Studying and Teaching Gender-Caste Histories in India
Problems, Possibilities, and Pleasures
Keywords:Caste, Classroom, Dalit, Delhi University, Gender, History, Pedagogy
Amid a larger context of political and social changes in India, this article reflects on a personal-academic trajectory and the problems, possibilities, and pleasures of teaching and researching histories of gender and caste in modern India at the University of Delhi for more than three decades. As a feminist historian, the author first points to some of the limitations in her early years of teaching courses on gender, where she occluded caste as a category of analysis. However, an examination of the conjunctions between anti-caste thought and gender through a Dalit feminist pedagogical lens led to shifts in her curriculum and academic scholarship. The article goes on to discuss how preparing and teaching courses on gender-caste histories pose many challenges in terms of queries from the university administration, curriculum design, pedagogic practices, and student responses.

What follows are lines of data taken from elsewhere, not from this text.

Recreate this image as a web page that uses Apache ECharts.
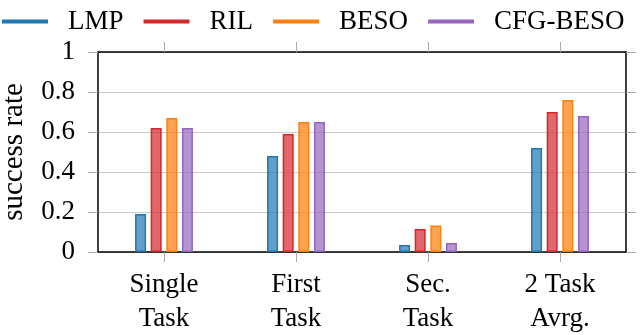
<!DOCTYPE html>
<html>
<head>
<meta charset="utf-8">
<script src="https://cdn.jsdelivr.net/npm/echarts@6/dist/echarts.min.js"></script>
<style>
html,body{margin:0;padding:0;background:#fff;}
#main{width:640px;height:335px;}
</style>
</head>
<body>
<div id="main"></div>
<script>
// data
var categories = ['Single\nTask', 'First\nTask', 'Sec.\nTask', '2 Task\nAvrg.'];
var seriesNames = ['LMP', 'RIL', 'BESO', 'CFG-BESO'];
var lmp = [0.19, 0.48, 0.035, 0.52];
var ril = [0.62, 0.59, 0.115, 0.70];
var beso = [0.67, 0.65, 0.133, 0.76];
var cfgBeso = [0.62, 0.65, 0.045, 0.68];

var font = 'Liberation Serif';
var tickGray = '#aaaaaa';
var colors = ['#1f77b4', '#d62728', '#ff7f0e', '#9467bd'];
var fills = ['rgba(31,119,180,0.7)', 'rgba(214,39,40,0.7)', 'rgba(255,127,14,0.72)', 'rgba(148,103,189,0.7)'];

function barSeries(i, data){
    return {
        name: seriesNames[i],
        type: 'bar',
        data: data,
        xAxisIndex: 0,
        yAxisIndex: 0,
        barWidth: 11,
        barGap: '42%',
        itemStyle: {
            color: fills[i],
            borderColor: colors[i],
            borderWidth: 1.5
        }
    };
}

var myChart = echarts.init(document.getElementById('main'));
var option = {
    animation: false,
    textStyle: {fontFamily: font},
    legend: {
        left: 2,
        top: 8,
        padding: 0,
        icon: 'rect',
        itemWidth: 46,
        itemHeight: 4,
        itemGap: 20,
        itemStyle: {borderWidth: 0},
        textStyle: {fontFamily: font, fontSize: 27, color: '#000', padding: [0, 0, 0, 15]},
        data: seriesNames.map(function(n, i){
            return {name: n, itemStyle: {color: colors[i], borderWidth: 0}};
        })
    },
    grid: {
        left: 98,
        right: 14,
        top: 52,
        bottom: 83,
        containLabel: false,
        outerBoundsMode: 'none'
    },
    xAxis: [
        {
            type: 'category',
            position: 'bottom',
            data: categories,
            axisLine: {show: true, onZero: false, lineStyle: {color: '#000', width: 1.5}},
            axisTick: {show: true, inside: false, alignWithLabel: true, length: 10, lineStyle: {color: tickGray}},
            axisLabel: {
                fontFamily: font,
                fontSize: 27,
                color: '#000',
                margin: 16,
                lineHeight: 34
            }
        },
        {
            type: 'category',
            position: 'top',
            data: categories,
            axisLine: {show: true, onZero: false, lineStyle: {color: '#000', width: 1.5}},
            axisTick: {show: true, inside: false, alignWithLabel: true, length: 10, lineStyle: {color: tickGray}},
            axisLabel: {show: false}
        }
    ],
    yAxis: [
        {
            type: 'value',
            min: 0,
            max: 1,
            interval: 0.2,
            name: 'success rate',
            nameLocation: 'middle',
            nameGap: 69,
            nameTextStyle: {fontFamily: font, fontSize: 29, color: '#000'},
            axisLine: {show: true, lineStyle: {color: '#000', width: 1.5}},
            axisTick: {show: true, length: 10, lineStyle: {color: tickGray}},
            axisLabel: {
                fontFamily: font,
                fontSize: 27,
                color: '#000',
                margin: 23
            },
            splitLine: {show: true, lineStyle: {color: '#cccccc', width: 1}}
        },
        {
            type: 'value',
            position: 'right',
            min: 0,
            max: 1,
            interval: 0.2,
            axisLine: {show: true, lineStyle: {color: '#000', width: 1.5}},
            axisTick: {show: true, length: 10, lineStyle: {color: tickGray}},
            axisLabel: {show: false},
            splitLine: {show: false}
        }
    ],
    series: [
        barSeries(0, lmp),
        barSeries(1, ril),
        barSeries(2, beso),
        barSeries(3, cfgBeso)
    ]
};

myChart.setOption(option);
</script>
</body>
</html>
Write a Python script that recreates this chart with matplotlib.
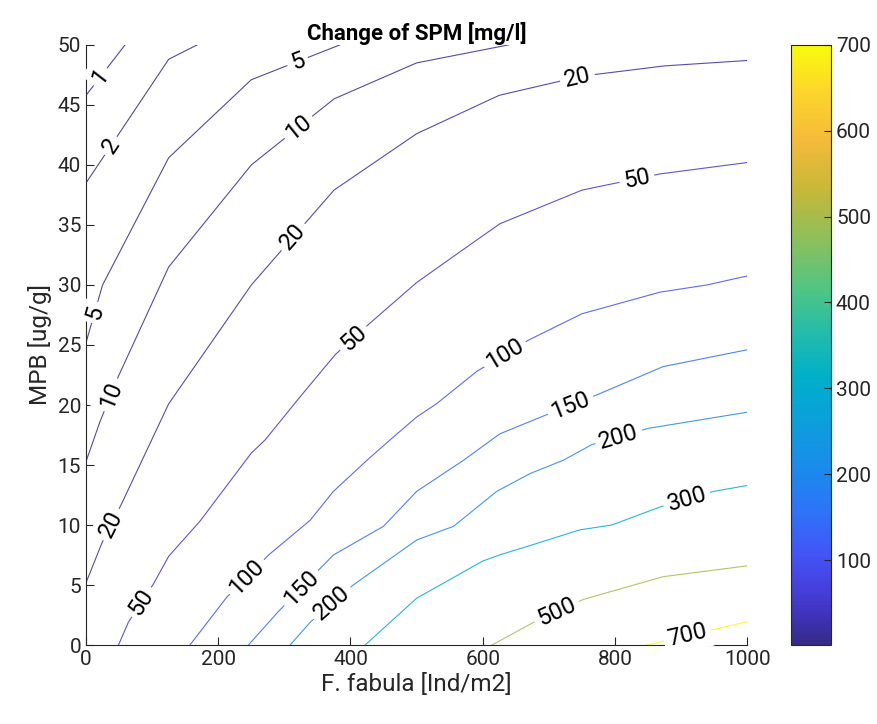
import numpy as np
import matplotlib
matplotlib.use('Agg')
import matplotlib.pyplot as plt
from matplotlib.colors import LinearSegmentedColormap, Normalize
from matplotlib.cm import ScalarMappable

plt.rcParams['font.family'] = ['Roboto', 'DejaVu Sans']

# contour levels and the lines (x = F. fabula, y = MPB)
levels = [1, 2, 5, 10, 20, 50, 100, 150, 200, 300, 500, 700]

c1_x = [0, 59]
c1_y = [45.8, 50]
c2_x = [0, 125, 168]
c2_y = [38.5, 48.8, 50]
c5_x = [0, 25, 125, 250, 384]
c5_y = [25.2, 30, 40.6, 47.1, 50]
c10_x = [0, 21, 49, 125, 250, 375, 500, 639]
c10_y = [15.3, 18.6, 22.4, 31.5, 40, 45.5, 48.5, 50]
c20_x = [0, 24, 54, 125, 250, 375, 500, 625, 750, 875, 1000]
c20_y = [5.2, 8.5, 11.8, 20.1, 30, 37.9, 42.6, 45.8, 47.4, 48.25, 48.7]
c50_x = [49, 64, 102, 125, 172, 250, 271, 324, 377, 427, 500, 591, 626, 750, 868, 1000]
c50_y = [0, 1.9, 5.1, 7.4, 10.3, 16, 17.1, 20.7, 24.2, 26.7, 30.2, 33.75, 35.1, 37.9, 39.25, 40.2]
c100_x = [157, 213, 276, 339, 374, 425, 460, 500, 530, 591, 669, 750, 868, 939, 1000]
c100_y = [0, 4, 7.5, 10.4, 12.8, 15.4, 17.1, 19, 20.1, 22.8, 25.4, 27.6, 29.4, 30, 30.75]
c150_x = [245.5, 291, 349, 374, 450, 500, 571, 626, 697, 775, 873, 1000]
c150_y = [0, 2.8, 6.1, 7.5, 9.9, 12.8, 15.4, 17.6, 19.2, 20.9, 23.2, 24.6]
c200_x = [308.6, 339, 404, 500, 556, 621, 672, 722, 765, 850, 1000]
c200_y = [0, 1.9, 5, 8.75, 9.9, 12.8, 14.3, 15.4, 16.7, 18.05, 19.4]
c300_x = [422, 500, 600, 625, 672, 747, 795, 868, 949, 1000]
c300_y = [0, 3.9, 7.0, 7.5, 8.3, 9.6, 10, 11.5, 12.8, 13.3]
c500_x = [614, 677, 752, 873, 1000]
c500_y = [0, 1.9, 3.8, 5.7, 6.6]
c700_x = [848, 1000]
c700_y = [0, 1.95]

lines_x = [c1_x, c2_x, c5_x, c10_x, c20_x, c50_x, c100_x, c150_x, c200_x, c300_x, c500_x, c700_x]
lines_y = [c1_y, c2_y, c5_y, c10_y, c20_y, c50_y, c100_y, c150_y, c200_y, c300_y, c500_y, c700_y]

# where the inline labels sit
label_pos = {
    1: [(22.7, 47.3)],
    2: [(31.8, 41.8)],
    5: [(320, 48.6), (13.6, 27.7)],
    10: [(319, 43.3), (39.3, 20.8)],
    20: [(744, 47.1), (313, 34), (39.3, 10)],
    50: [(833, 38.9), (402, 25.7), (86, 3.5)],
    100: [(634, 24.2), (242, 5.75)],
    150: [(734, 19.8), (321, 5)],
    200: [(805, 17.5), (372, 3.5)],
    300: [(909, 12.1)],
    500: [(712, 2.75)],
    700: [(909, 1.0)],
}

# rough parula
parula = LinearSegmentedColormap.from_list('parula', [
    (0.00, (0.208, 0.166, 0.529)),
    (0.05, (0.250, 0.200, 0.740)),
    (0.10, (0.275, 0.255, 0.880)),
    (0.15, (0.265, 0.330, 0.965)),
    (0.22, (0.180, 0.450, 0.975)),
    (0.30, (0.100, 0.550, 0.920)),
    (0.38, (0.040, 0.630, 0.850)),
    (0.45, (0.000, 0.690, 0.780)),
    (0.52, (0.140, 0.735, 0.670)),
    (0.60, (0.330, 0.775, 0.500)),
    (0.68, (0.560, 0.750, 0.350)),
    (0.76, (0.780, 0.720, 0.220)),
    (0.84, (0.960, 0.730, 0.230)),
    (0.92, (0.990, 0.830, 0.170)),
    (1.00, (0.976, 0.983, 0.054)),
])
norm = Normalize(vmin=1, vmax=700)
grey = (0.15, 0.15, 0.15)

fig = plt.figure(figsize=(8.78, 7.24), dpi=100)
ax = fig.add_axes([0.098, 0.109, 0.753, 0.829])
ax.set_xlim(0, 1000)
ax.set_ylim(0, 50)

for lev, xs, ys in zip(levels, lines_x, lines_y):
    ax.plot(xs, ys, color=parula(norm(lev)), lw=0.8, alpha=0.85, zorder=2)

# labels: snap onto the line and rotate along it
for lev, xs, ys in zip(levels, lines_x, lines_y):
    pts = ax.transData.transform(np.column_stack([xs, ys]))
    for lx, ly in label_pos[lev]:
        p = ax.transData.transform((lx, ly))
        best = None
        for i in range(len(pts) - 1):
            a, b = pts[i], pts[i + 1]
            d = b - a
            t = np.clip(np.dot(p - a, d) / np.dot(d, d), 0, 1)
            q = a + t * d
            dist = np.hypot(*(p - q))
            if best is None or dist < best[0]:
                best = (dist, q, d)
        _, q, d = best
        ang = np.degrees(np.arctan2(d[1], d[0]))
        if ang > 90:
            ang -= 180
        if ang < -90:
            ang += 180
        qx, qy = ax.transData.inverted().transform(q)
        ax.text(qx, qy, str(lev), rotation=ang, rotation_mode='anchor',
                ha='center', va='center', fontsize=17, color='black', zorder=4,
                bbox=dict(facecolor='white', edgecolor='none', pad=3.0))

ax.set_xticks(range(0, 1001, 200))
ax.set_yticks(range(0, 51, 5))
ax.spines['top'].set_visible(False)
ax.spines['right'].set_visible(False)
for s in ['left', 'bottom']:
    ax.spines[s].set_color(grey)
    ax.spines[s].set_linewidth(0.8)
ax.tick_params(direction='in', length=6, width=0.8, colors=grey, labelsize=15)
ax.set_xlabel('F. fabula [Ind/m2]', fontsize=17.5, color=grey, labelpad=3)
ax.set_ylabel('MPB [ug/g]', fontsize=17.5, color=grey, labelpad=4)
ax.set_title('Change of SPM [mg/l]', fontsize=16, fontweight='bold', pad=3)

cax = fig.add_axes([0.901, 0.109, 0.0456, 0.829])
sm = ScalarMappable(norm=norm, cmap=parula)
cb = fig.colorbar(sm, cax=cax)
cb.set_ticks(range(100, 701, 100))
cb.outline.set_edgecolor(grey)
cb.outline.set_linewidth(0.8)
cax.tick_params(direction='in', length=5, width=0.8, colors=grey, labelsize=15)

fig.savefig('out.png', dpi=100)
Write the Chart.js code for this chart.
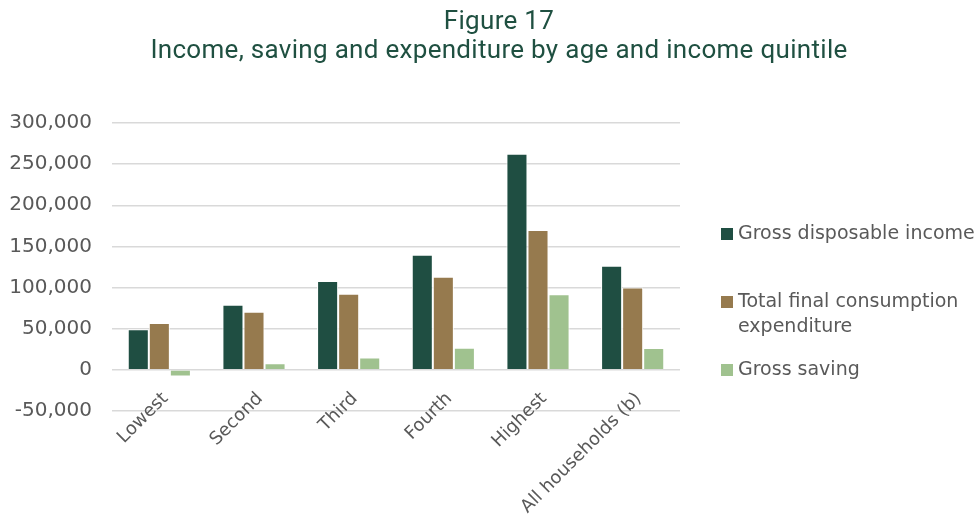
<!DOCTYPE html>
<html>
<head>
<meta charset="utf-8">
<script src="https://cdn.jsdelivr.net/npm/chart.js@4"></script>
<style>
  body { margin: 0; background: #fff; }
  #wrap { width: 975px; height: 515px; }
</style>
</head>
<body>
<div id="wrap"><canvas id="figure17"></canvas></div>
<script>
var titleLines = ["Figure 17", "Income, saving and expenditure by age and income quintile"];
var quintiles = ["Lowest", "Second", "Third", "Fourth", "Highest", "All households (b)"];
var grossIncome = [49500, 79000, 108000, 140000, 262500, 126500];
var consumption = [57000, 70500, 92500, 113000, 170000, 100000];
var grossSaving = [-8000, 8000, 15000, 27000, 92000, 26500];
var legendLabels = [["Gross disposable income"], ["Total final consumption", "expenditure"], ["Gross saving"]];

var textGrey = "#595959";

// title, legend and category labels drawn by hand so they sit where Excel put them
// (Excel hangs the category labels off the zero line, not off the bottom of the plot)
var titleAndLegend = {
  id: "titleAndLegend",
  afterDraw: function (chart) {
    var c = chart.ctx;
    c.save();
    c.fillStyle = "#1f5041";
    c.font = "26px Roboto";
    c.letterSpacing = "0.3px";
    c.textAlign = "center";
    c.textBaseline = "middle";
    c.fillText(titleLines[0], 499, 22);
    c.fillText(titleLines[1], 499, 51);
    c.letterSpacing = "0px";

    c.font = "19px 'DejaVu Sans'";
    c.textAlign = "left";
    chart.data.datasets.forEach(function (ds, i) {
      var y = 234 + i * 68;
      c.fillStyle = ds.backgroundColor;
      c.fillRect(721, y - 6, 12, 12);
      c.fillStyle = textGrey;
      legendLabels[i].forEach(function (line, j) {
        c.fillText(line, 738, y + j * 25);
      });
    });

    var xs = chart.scales.x;
    var y0 = chart.scales.y.getPixelForValue(0);
    c.font = "18px 'DejaVu Sans'";
    c.textAlign = "right";
    c.fillStyle = textGrey;
    quintiles.forEach(function (lab, i) {
      c.save();
      c.translate(xs.getPixelForTick(i) + 6, y0 + 26);
      c.rotate(-Math.PI / 4);
      c.fillText(lab, 0, 0);
      c.restore();
    });
    c.restore();
  }
};

var ctx = document.getElementById("figure17");

new Chart(ctx, {
  type: "bar",
  data: {
    labels: quintiles,
    datasets: [
      {
        label: "Gross disposable income",
        data: grossIncome,
        backgroundColor: "#1f4e42",
      },
      {
        label: "Total final consumption expenditure",
        data: consumption,
        backgroundColor: "#967a4e",
      },
      {
        label: "Gross saving",
        data: grossSaving,
        backgroundColor: "#a0c28f",
      },
    ],
  },
  options: {
    responsive: true,
    maintainAspectRatio: false,
    animation: false,
    layout: {
      padding: { top: 123, right: 295, left: 0, bottom: 0 }
    },
    datasets: {
      bar: {
        barPercentage: 1,
        categoryPercentage: 0.667,
        borderWidth: 1,
        borderColor: "#ffffff"
      }
    },
    plugins: {
      legend: { display: false },
      title: { display: false },
      tooltip: { enabled: false }
    },
    scales: {
      x: {
        grid: { display: false },
        border: { display: false },
        ticks: { display: false },
        afterFit: function (scale) { scale.height = 104; }
      },
      y: {
        min: -50000,
        max: 300000,
        grid: { color: "#d9d9d9", lineWidth: 1.5, drawTicks: false },
        border: { display: false },
        ticks: {
          stepSize: 50000,
          color: textGrey,
          padding: 20,
          font: { family: "DejaVu Sans", size: 20 },
          callback: function (value) { return value.toLocaleString("en-US"); } // thousands separator
        },
        afterFit: function (scale) { scale.width = 112; }
      }
    }
  },
  plugins: [titleAndLegend]
});
</script>
</body>
</html>
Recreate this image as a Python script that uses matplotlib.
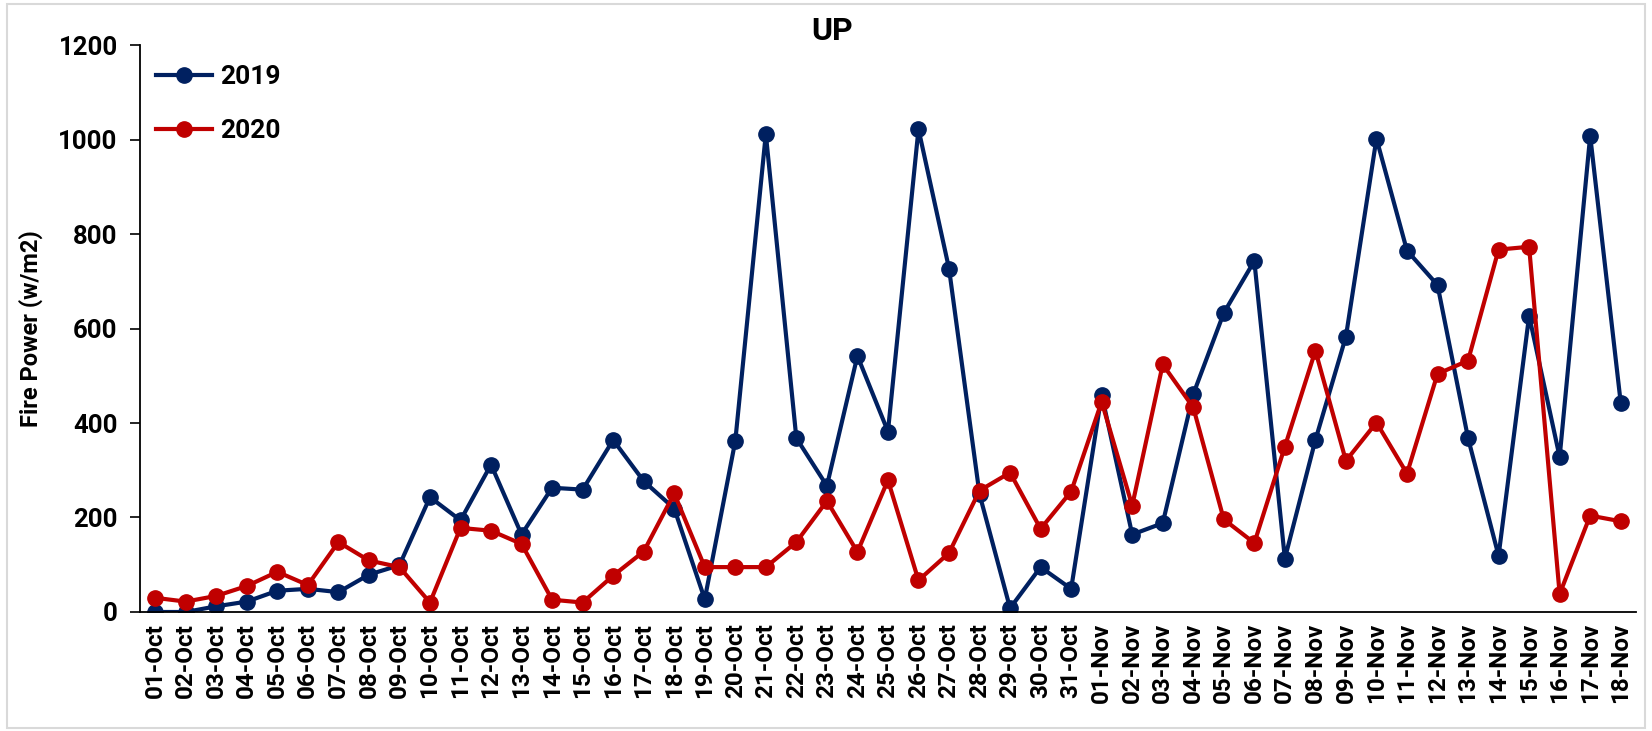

Classroom spaces are highly politicized in India, with pronounced gender, caste, class, and linguistic identities that often overlap with each other, which has implications for teaching and research. Finally, the article deliberates on the creative possibilities of such courses and pedagogical strategies, as students critique the crafting of mainstream history writing, feel drawn to new theoretical tools and methodologies that rely on different archival registers, and question the erasure of caste as an analytic, in the process also making the classroom a more democratic space.